Pakistani general, politician (1931–2004)

Farooq Shaukat Lodi (سردار فاروق شوکت خان لودھی‎; 17 June 1931 – 14 September 2004), (Note: Sardar and Lodi are variously spelled such as Sardar as Sirdar and Lodi as Lodi.) better known as F.S. Lodi, was a Pakistani military officer who served as the Governor of Punjab and Balochistan in 1984, and later serving as the Interior Minister in Zia administration in 1985.

Born and raised in Iraq, Lodi served in the Pakistan Army where he saw actions against India in 1965 and 1971, and served in command and administrative position in the Pakistani military. After retiring from military, Lodi was known to be a prolific writer on military issues, particularly he wrote on topics relating to Pakistan Army.

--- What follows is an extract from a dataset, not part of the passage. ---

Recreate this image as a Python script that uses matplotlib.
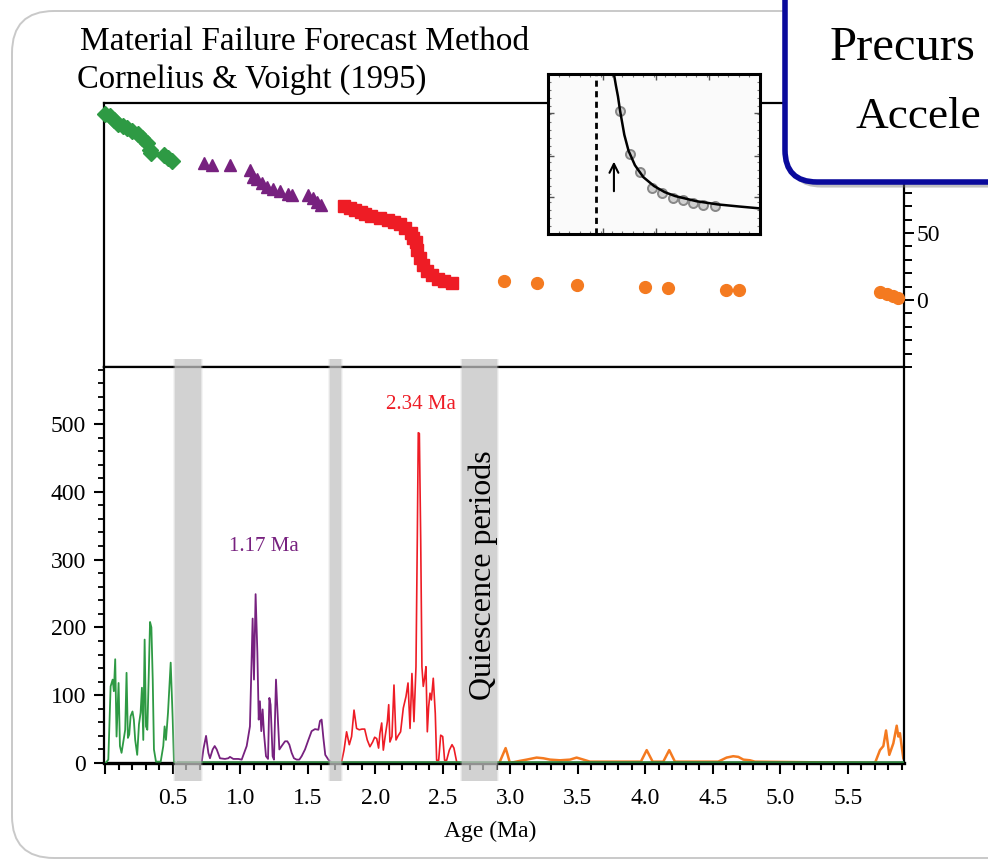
import numpy as np
import matplotlib
matplotlib.use('Agg')
import matplotlib.pyplot as plt
from matplotlib.patches import FancyBboxPatch, Rectangle
from matplotlib.ticker import MultipleLocator
import matplotlib.patheffects as pe

plt.rcParams['font.family'] = ['Liberation Serif', 'DejaVu Serif']

# ---------------- data: top panel (cumulative / forecast points) ----------------
green_top_x = [0.00, 0.03, 0.06, 0.09, 0.13, 0.16, 0.20, 0.24, 0.27, 0.31, 0.33, 0.34, 0.43, 0.46, 0.49]
green_top_y = [139, 137, 134, 131, 130, 128, 126, 124, 121, 117, 112, 110, 108, 106, 104]

purple_top_x = [0.73, 0.79, 0.92, 1.07, 1.09, 1.12, 1.16, 1.20, 1.24, 1.29, 1.35, 1.38, 1.50, 1.54, 1.57, 1.60]
purple_top_y = [102, 101, 101, 97, 92, 90, 87, 84, 83, 81, 79, 78, 78, 76, 73, 71]

red_top_x = [1.77, 1.81, 1.85, 1.89, 1.92, 1.97, 2.03, 2.09, 2.14, 2.18, 2.22, 2.26, 2.28, 2.30,
             2.31, 2.33, 2.35, 2.38, 2.42, 2.46, 2.51, 2.57]
red_top_y = [70, 69, 67, 66, 64, 63, 61, 60, 58, 57, 54, 50, 46, 43, 37, 31, 26, 22, 19, 16, 14, 13]

orange_top_x = [2.95, 3.20, 3.49, 4.00, 4.17, 4.60, 4.69, 5.74, 5.79, 5.83, 5.87]
orange_top_y = [14, 13, 11, 10, 9, 7.5, 7.5, 6, 4.5, 3, 1.5]

# ---------------- data: bottom panel (rate series) ----------------
green_x = [0.001, 0.021, 0.038, 0.053, 0.062, 0.072, 0.082, 0.097, 0.107, 0.119, 0.131, 0.146, 0.156,
           0.166, 0.176, 0.186, 0.200, 0.210, 0.220, 0.235, 0.248, 0.260, 0.270, 0.280, 0.290, 0.300,
           0.310, 0.320, 0.330, 0.340, 0.350, 0.359, 0.374, 0.391, 0.409, 0.428, 0.438, 0.448, 0.463,
           0.483, 0.498, 0.507, 0.527]
green_y = [0, 5, 113, 123, 106, 153, 39, 118, 25, 15, 30, 49, 133, 37, 42, 69, 76, 64, 34, 12, 57,
           74, 111, 34, 182, 54, 49, 126, 208, 200, 123, 20, 2, 2, 2, 25, 54, 34, 74, 148, 64, 2, 0]
green_base_x = [0.527, 5.915]
green_base_y = [0, 0]

purple_x = [0.0, 0.712, 0.725, 0.745, 0.762, 0.774, 0.794, 0.809, 0.824, 0.848, 0.885, 0.910, 0.922,
            0.947, 0.984, 1.009, 1.046, 1.070, 1.090, 1.100, 1.112, 1.125, 1.135, 1.144, 1.154, 1.164,
            1.174, 1.189, 1.204, 1.214, 1.223, 1.238, 1.248, 1.263, 1.273, 1.288, 1.305, 1.330, 1.347,
            1.362, 1.379, 1.396, 1.416, 1.436, 1.453, 1.478, 1.503, 1.527, 1.552, 1.577, 1.589, 1.601,
            1.614, 1.628, 1.651, 1.668]
purple_y = [0, 0, 20, 40, 15, 7, 20, 25, 20, 7, 6, 7, 9, 6, 6, 5, 25, 54, 213, 123, 249, 163, 64, 91,
            47, 79, 44, 10, 6, 96, 86, 10, 5, 123, 81, 20, 25, 32, 32, 27, 15, 7, 5, 5, 10, 20, 34, 47,
            50, 49, 62, 64, 37, 12, 5, 2]

red_x = [1.749, 1.767, 1.786, 1.806, 1.823, 1.841, 1.860, 1.880, 1.900, 1.920, 1.939, 1.959, 1.979,
         1.994, 2.009, 2.023, 2.033, 2.046, 2.058, 2.073, 2.088, 2.098, 2.107, 2.122, 2.137, 2.152,
         2.167, 2.186, 2.206, 2.226, 2.241, 2.256, 2.270, 2.285, 2.300, 2.310, 2.317, 2.325, 2.335,
         2.344, 2.354, 2.364, 2.374, 2.384, 2.394, 2.404, 2.414, 2.428, 2.443, 2.453, 2.468, 2.483,
         2.498, 2.512, 2.527, 2.547, 2.567, 2.581, 2.601]
red_y = [2, 19, 46, 27, 39, 78, 51, 49, 50, 50, 34, 24, 31, 38, 36, 22, 44, 59, 19, 41, 61, 86, 31,
         39, 115, 34, 40, 46, 81, 98, 118, 51, 132, 61, 142, 334, 487, 486, 329, 142, 113, 125, 142,
         46, 83, 103, 93, 125, 73, 4, 4, 41, 39, 4, 4, 19, 27, 22, 2]

orange_x = [2.917, 2.947, 2.964, 2.979, 2.996, 3.066, 3.120, 3.194, 3.243, 3.293, 3.367, 3.441, 3.490,
            3.540, 3.589, 3.966, 4.009, 4.053, 4.132, 4.176, 4.218, 4.539, 4.601, 4.650, 4.688, 4.725,
            4.774, 4.811, 5.700, 5.737, 5.762, 5.782, 5.806, 5.836, 5.861, 5.873, 5.885, 5.898, 5.910]
orange_y = [0, 14, 22, 12, 0, 3, 5, 8, 7, 5, 4, 5, 8, 5, 2, 2, 19, 2, 2, 19, 2, 2, 8, 10, 9, 5,
            4, 2, 0, 19, 25, 48, 12, 29, 55, 39, 44, 24, 7]

quiescence_start = [0.515, 1.663, 2.640]
quiescence_end = [0.707, 1.744, 2.900]

x_major = [0, 0.5, 1.0, 1.5, 2.0, 2.5, 3.0, 3.5, 4.0, 4.5, 5.0, 5.5]
x_labels = ['', '0.5', '1.0', '1.5', '2.0', '2.5', '3.0', '3.5', '4.0', '4.5', '5.0', '5.5']
y_major = [0, 100, 200, 300, 400, 500]
top_y_major = [0, 50, 100]

# inset (schematic failure-forecast curve), in inset fraction units
inset_curve_x = [0.311, 0.32, 0.33, 0.34, 0.36, 0.38, 0.41, 0.45, 0.50, 0.55, 0.60, 0.70, 0.80, 0.90, 1.00]
inset_curve_y = [1.00, 0.93, 0.86, 0.77, 0.62, 0.52, 0.43, 0.355, 0.30, 0.262, 0.237, 0.205, 0.185, 0.172, 0.16]
inset_pts_x = [0.340, 0.387, 0.434, 0.491, 0.538, 0.590, 0.637, 0.684, 0.731, 0.788]
inset_pts_y = [0.770, 0.500, 0.385, 0.290, 0.258, 0.228, 0.214, 0.196, 0.184, 0.177]

GREEN = '#2e9a44'
GREEN_DARK = '#2a7d3a'
PURPLE = '#77217f'
RED = '#ee1c25'
ORANGE = '#f47a20'

W, H = 988, 860
fig = plt.figure(figsize=(W / 100, H / 100), dpi=100)
fig.patch.set_facecolor('white')

def fx(px):
    return px / W

def fy(py):
    return 1 - py / H

# outer card
card = FancyBboxPatch((0.12, 0.02), 10.9, 8.47, boxstyle='round,pad=0,rounding_size=0.42',
                      transform=fig.dpi_scale_trans, facecolor='white', edgecolor='#c9c9c9',
                      linewidth=1.4, zorder=-5)
fig.patches.append(card)

XL = (-0.011, 5.915)
left, right = 104, 904
ax_top = fig.add_axes([fx(left), fy(367), fx(right) - fx(left), fy(103) - fy(367)])
ax_bot = fig.add_axes([fx(left), fy(763), fx(right) - fx(left), fy(367) - fy(763)])

# ---- top panel ----
ax_top.set_xlim(*XL)
ax_top.set_ylim(-50, 147)
ax_top.plot(green_top_x, green_top_y, 'D', color=GREEN, ms=8, mec=GREEN, clip_on=False, zorder=3)
ax_top.plot(purple_top_x, purple_top_y, '^', color=PURPLE, ms=9, mec=PURPLE, clip_on=False, zorder=3)
ax_top.plot(red_top_x, red_top_y, 's', color=RED, ms=9, mec=RED, clip_on=False, zorder=3)
ax_top.plot(orange_top_x, orange_top_y, 'o', color=ORANGE, ms=8.5, mec=ORANGE, clip_on=False, zorder=3)
ax_top.set_xticks([])
ax_top.yaxis.tick_right()
ax_top.set_yticks(top_y_major)
ax_top.yaxis.set_minor_locator(MultipleLocator(10))
ax_top.tick_params(axis='y', which='major', direction='out', length=7, width=1.4, labelsize=17, pad=2)
ax_top.tick_params(axis='y', which='minor', direction='out', length=6, width=1.4)
for s in ax_top.spines.values():
    s.set_linewidth(1.6)
ax_top.patch.set_alpha(0)

# ---- bottom panel ----
ax_bot.set_xlim(*XL)
ax_bot.set_ylim(0, 584)
ax_bot.plot(purple_x, purple_y, color=PURPLE, lw=1.3, zorder=2)
ax_bot.plot(red_x, red_y, color=RED, lw=1.2, zorder=2)
ax_bot.plot(orange_x, orange_y, color=ORANGE, lw=1.8, zorder=2)
ax_bot.plot(green_x, green_y, color=GREEN, lw=1.3, zorder=3)
ax_bot.plot(green_base_x, green_base_y, color=GREEN_DARK, lw=2.6, zorder=3, solid_capstyle='butt')

for xs, xe in zip(quiescence_start, quiescence_end):
    for k, (pad, a) in enumerate([(0.012, 0.18), (0.006, 0.3), (0.0, 0.55)]):
        r = Rectangle((xs - pad, -0.045), xe - xs + 2 * pad, 1.065, transform=ax_bot.get_xaxis_transform(),
                      facecolor='#c4c4c4', edgecolor='none', alpha=a, clip_on=False, zorder=5)
        ax_bot.add_patch(r)

ax_bot.set_xticks(x_major)
ax_bot.set_xticklabels(x_labels)
ax_bot.xaxis.set_minor_locator(MultipleLocator(0.1))
ax_bot.set_yticks(y_major)
ax_bot.yaxis.set_minor_locator(MultipleLocator(20))
ax_bot.tick_params(axis='x', which='major', direction='out', length=8, width=1.5, labelsize=17, pad=10)
ax_bot.tick_params(axis='x', which='minor', direction='out', length=5, width=1.5)
ax_bot.tick_params(axis='y', which='major', direction='out', length=7, width=1.5, labelsize=17, pad=6)
ax_bot.tick_params(axis='y', which='minor', direction='out', length=4, width=1.3)
for s in ax_bot.spines.values():
    s.set_linewidth(1.6)
ax_bot.spines['bottom'].set_linewidth(2.4)
fig.text(fx(490), fy(831), 'Age (Ma)', fontsize=17, ha='center', va='center')

ax_bot.text(1.17, 320, '1.17 Ma', color=PURPLE, fontsize=15, ha='center', va='center')
ax_bot.text(2.34, 529, '2.34 Ma', color=RED, fontsize=15, ha='center', va='center')
ax_bot.text(2.796, 277, 'Quiescence periods', color='black', fontsize=23, rotation=90,
            ha='center', va='center', zorder=6)

# ---- inset ----
axi = fig.add_axes([fx(548), fy(234), fx(760) - fx(548), fy(74) - fy(234)])
axi.set_facecolor('#fafafa')
axi.set_xlim(0, 1)
axi.set_ylim(0, 1)
axi.axvline(0.226, color='black', lw=2, ls=(0, (2.2, 1.6)))
axi.plot(inset_pts_x, inset_pts_y, 'o', mfc='#d0d0d0', mec='#888888', ms=6.5, mew=1.4)
axi.plot(inset_curve_x, inset_curve_y, color='black', lw=1.8)
axi.annotate('', xy=(0.311, 0.47), xytext=(0.311, 0.25),
             arrowprops=dict(arrowstyle='->', color='black', lw=1.5, mutation_scale=16))
axi.set_xticks([0.26, 0.51, 0.76])
axi.set_yticks([0.231, 0.4875, 0.756])
axi.xaxis.set_minor_locator(MultipleLocator(0.05))
axi.yaxis.set_minor_locator(MultipleLocator(0.05))
axi.tick_params(which='both', direction='in', top=True, right=True, labelbottom=False, labelleft=False)
axi.tick_params(which='major', length=4, width=1, color='#555555')
axi.tick_params(which='minor', length=2, width=0.8, color='#777777')
for s in axi.spines.values():
    s.set_linewidth(2.2)

# ---- title ----
fig.text(fx(80), fy(42), 'Material Failure Forecast Method', fontsize=24, ha='left', va='center')
fig.text(fx(77), fy(80), 'Cornelius & Voight (1995)', fontsize=23.5, ha='left', va='center')

# ---- blue callout box (cut off at the right edge) ----
box = FancyBboxPatch((7.85, 6.78), 3.2, 2.6, boxstyle='round,pad=0,rounding_size=0.32',
                     transform=fig.dpi_scale_trans, facecolor='white', edgecolor='#0a0a9c',
                     linewidth=4.0, zorder=10,
                     path_effects=[pe.SimplePatchShadow(offset=(3, -4), shadow_rgbFace='#777777', alpha=0.45),
                                   pe.Normal()])
fig.patches.append(box)
fig.text(fx(830), fy(48), 'Precurs', fontsize=35, ha='left', va='center', zorder=11)
fig.text(fx(855), fy(117), 'Accele', fontsize=32.5, ha='left', va='center', zorder=11)

fig.savefig('out.png', dpi=100, facecolor='white')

== Early life and education ==
He was born on 17 June 1931 in Baghdad, Mandatory Iraq as Farooq Shaukat Khan Lodi to his father Sardar Mohammad Abdullah Khan Lodi, a British/Imperial civil servant who was posted in Mandatory Iraq in the British Indian Army at the department of Finance. Farooq's mother was Jamila Khanum, a woman known to be of great beauty and high status in Baghdad. The family later returned to Srinagar, Jammu and Kashmir and Farooq's father became the accountant general of the Jammu and Kashmir state.

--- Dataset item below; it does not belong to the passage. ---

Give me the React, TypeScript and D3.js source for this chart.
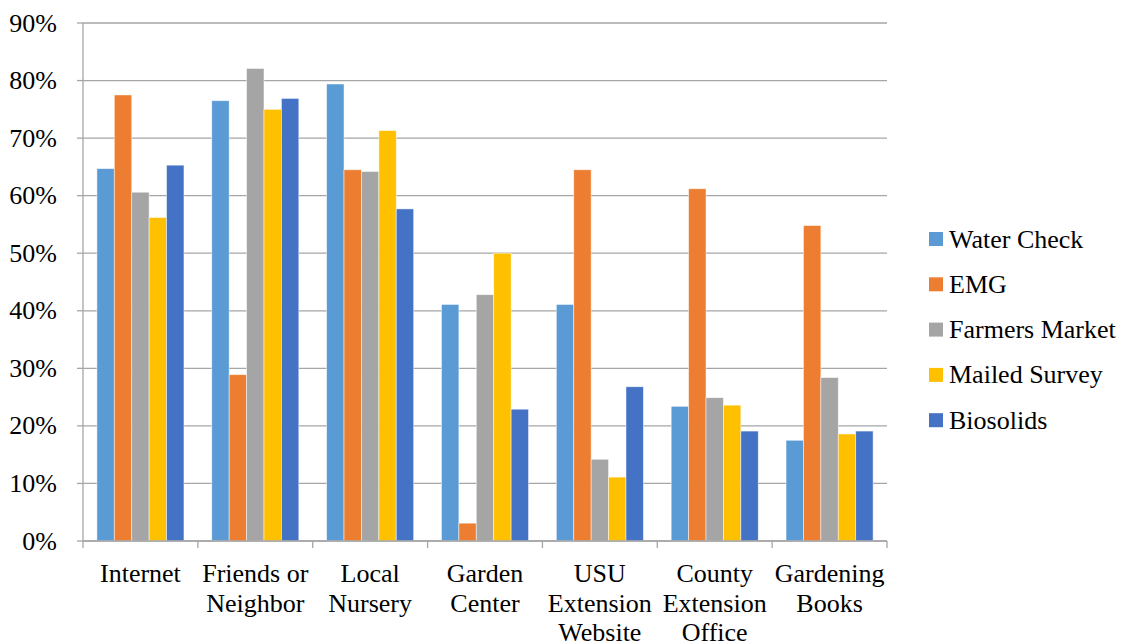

Farooq did his schooling at St. Joseph's Higher Secondary School, Baramulla and obtained his FSC from the S. P. College in Srinagar.

== Military career ==
He was first posted to the East Bengal Regiment in East Pakistan where he later commanded an uncertain regiment. Prior to his promotion to the rank of colonel, he was sent to Staff College, Camberley by the Pakistan Army for further training. During the Indo-Pakistani War of 1971, he commanded a brigade in Lahore upon his promotion to the rank of brigadier. After conflict ended between the two countries, he was appointed as an instructor with the second assignment as a chief instructor at the Command and Staff College. He again went to the UK for professional military training.

Upon being promoted to the rank of Major General, he commanded a division in Kharian, Punjab. He later served as a divisional commander during the government of Muhammad Zia-ul-Haq. As a Major General, he was posted as Chief of General Staff from 1978 to March 1980. He was also assigned to command IV Corps with his last promotion of lieutenant general, during which he also served as governor of Punjab.

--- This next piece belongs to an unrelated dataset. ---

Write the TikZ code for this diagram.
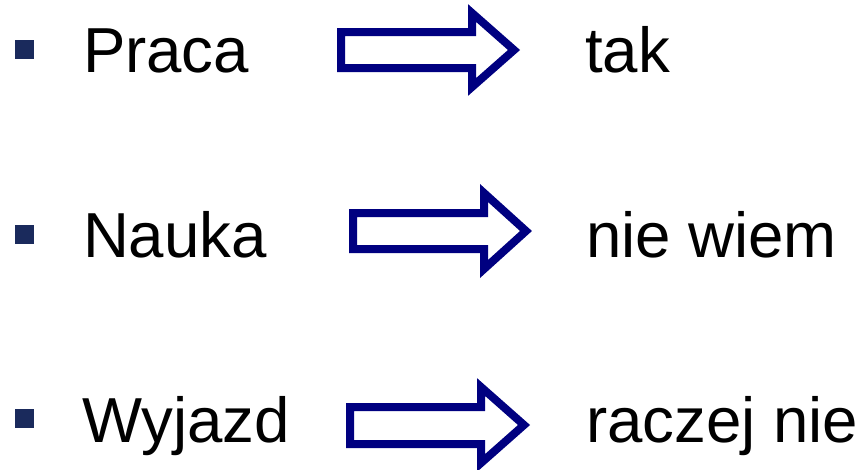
\documentclass[tikz,border=0pt]{standalone}
\usepackage{fontspec}
\setmainfont{Liberation Sans}
\definecolor{bulletblue}{RGB}{26,42,92}
\definecolor{arrownavy}{RGB}{0,0,128}
\begin{document}
\begin{tikzpicture}[x=1pt,y=-1pt,
  lbl/.style={anchor=base west,inner sep=0pt,outer sep=0pt,font=\fontsize{63.6}{70}\selectfont},
  bul/.style={fill=bulletblue,draw=none,minimum size=19pt,inner sep=0pt,outer sep=0pt},
  blockarrow/.style={draw=arrownavy,line width=8pt,fill=white,line join=miter,miter limit=10}]
\useasboundingbox (0,0) rectangle (865,469);
% bullets
\node[bul] (b1) at (24.5,49) {};
\node[bul] (b2) at (24.5,234) {};
\node[bul] (b3) at (24.5,418) {};
% left labels
\node[lbl] (l1) at (83,72) {Praca};
\node[lbl] (l2) at (83,257) {Nauka};
\node[lbl] (l3) at (82,442) {Wyjazd};
% right labels
\node[lbl] (r1) at (585,72) {tak};
\node[lbl] (r2) at (586,257) {nie wiem};
\node[lbl] (r3) at (586,442) {raczej nie};
% block arrows
\draw[blockarrow] (341,32) -- (472,32) -- (472,13) -- (514,50) -- (472,87) -- (472,68) -- (341,68) -- cycle;
\draw[blockarrow] (353,213) -- (484,213) -- (484,193) -- (526,231) -- (484,269) -- (484,249) -- (353,249) -- cycle;
\draw[blockarrow] (350,407) -- (481,407) -- (481,387) -- (524,425) -- (481,463) -- (481,444) -- (350,444) -- cycle;
\end{tikzpicture}
\end{document}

==Surviving a plane crash==
After serving as a governor of Punjab, he was sent from Rawalpindi to Quetta with his second appointment as Governor of Balochistan in 1984. However, his Cessna aircraft crashed in a remote area and pilot Nadir Imtiaz Saigal and ADC died in the aviation accident and Lodi received minor injuries.

He was admitted to a local hospital where the doctors gave him a unnecessary blood transfusion that infected him with malaria and later hepatitis C. The infectious disease damaged his liver and he was subsequently airlifted to the Combined Military Hospital Rawalpindi where he recovered from disease, and he resumed his duties in Quetta.

==Later life==
After retiring from the services, he moved to Karachi on the request of his wife where he spent his last days and started teaching in a law college in Karachi, and used to wrote articles for newspapers, including Dawn newspaper and Outlook magazine.

As a defence writer, he was among the others who outlined the use of the basic principles of the nuclear doctrine of Pakistan.

== Articles ==
- Lt. Gen. Sardar F. S. Lodi (Retd., Pakistan Army), Pakistan’s Nuclear Doctrine, Pakistan Defence Journal, 1999.